I’ve been finding some of the other discussions on the Web about the blog banning in VT to be pretty interesting. Cory Doctorow at Boing Boing actually pointed to the story and from there a host of other bloggers chimed in. I like Cory’s reaction:
In 1988, I was the writer-in-electronic-residence for a class of grade 2/3 students in Toronto, reading and helping them with their writing via 14.4K modems using ZModem transfers. Getting them to use to computer to write, revise, and critique one another was an amazingly powerful tool for unleashing their creativity and improving their communications skills. If this principal thinks blogging isn’t educational, he needs his head examined: he should be seeking out every student blogger in the school and giving them special time to blog more — and giving them extra credit besides.
At another site, a self described high school student chimes in with this:
As a “young adult” who spends most of his time in high school, it’s totally unnderstandable where this guy’s coming from. A school does not have computers for the students’ personal lives, but to be used as an “educational tool.” And yet, when I go to the library during my study hall, more than half of the computers are either on myspace or lj. Let’s not kid ourselves: this is not for “enrichment,” it’s just how high schoolers gossip/socialize/interact now. When faced with this, does he really have a choice? Sure, blogs like this one might turn out to be more informative, but schools cannot run on a subjective basis, saying “this blog is okay; that one isn’t.” and so they are ALL banned.

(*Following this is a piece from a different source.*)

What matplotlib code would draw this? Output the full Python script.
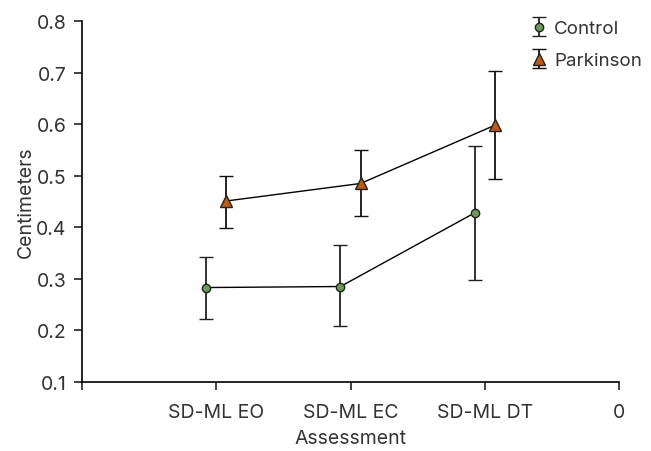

I guess it’s the “let’s not kid ourselves” part that really unsettles me. I want principals and teachers and even students to see Weblogs as enrichment, as a tool for deep learning. If the concept of a blog is now being boiled down to its lowest common denominator, that of a place to “gossip/socialize/interact” instead of “read/think/write” then I think we have to redouble our efforts to make the case and to evangelize the potential.